Production data which is always available at no additional cost can give an invaluable information of fracture geometry and reservoir properties. However, in unconventional reservoirs, it is insufficient to characterize hydraulic fractures geometry and reservoir properties by only one realization because it cannot capture the non-uniqueness of history matching problem and subsurface uncertainties. Therefore, the objective of this study is to obtain multiple realizations in shale reservoirs by adopting Assisted History Matching (AHM).

We used Neural Network-Markov Chain Monte Carlo (NN-MCMC) algorithm in the proposed AHM workflow for shale reservoirs. The reason is that MCMC, one of AHM in the Bayesian statistics, has benefits of quantifying uncertainty without bias or being trapped in any local minima. Also, using MCMC with neural network (NN) as a proxy model unlocks the limitation of an infeasible number of simulation runs required by a traditional MCMC algorithm. The proposed AHM workflow also utilized the benefits of Embedded Discrete Fracture Model (EDFM) to model fractures with a higher computational efficiency than a traditional local grid refinement (LGR) method and more accuracy than the continuum approach.

We applied the proposed AHM workflow to an actual shale-gas well. We performed history matching on two cases including hydraulic fractures only and hydraulic fractures with natural fractures. The uncertain parameters for history matching consist of fracture geometry, fracture conductivity, matrix permeability, matrix and fracture water saturation, and relative permeability curves. For the case with natural fractures, we included number, length and conductivity of natural fractures as the additional uncertain parameters.
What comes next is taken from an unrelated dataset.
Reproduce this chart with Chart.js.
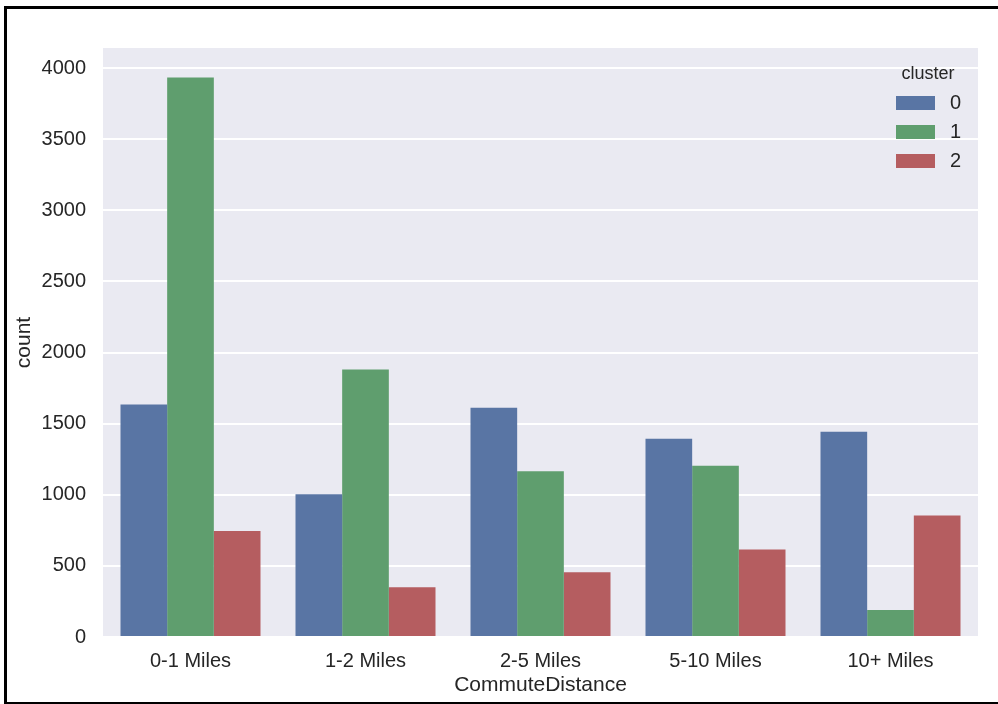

We found that, in this case, the NN-MCMC algorithm find the history match solutions around 30% from a total number of simulation runs. Also, we obtained the posterior distribution of each fracture parameter and reservoir property for both cases. Moreover, we found that the presence of natural fractures affects the posterior distribution. We observed significantly lower fracture height, lower fracture conductivity, higher fracture water saturation than the case without natural fractures because more fluid flow is enhanced by natural fractures. Lastly, the proposed AHM workflow using NN-MCMC algorithm can characterize fracture geometry, reservoir properties, and natural fractures in a probabilistic manner. These multiple realizations can be further used for a probabilistic production forecast, future fracturing design improvement, and infill well placement decision.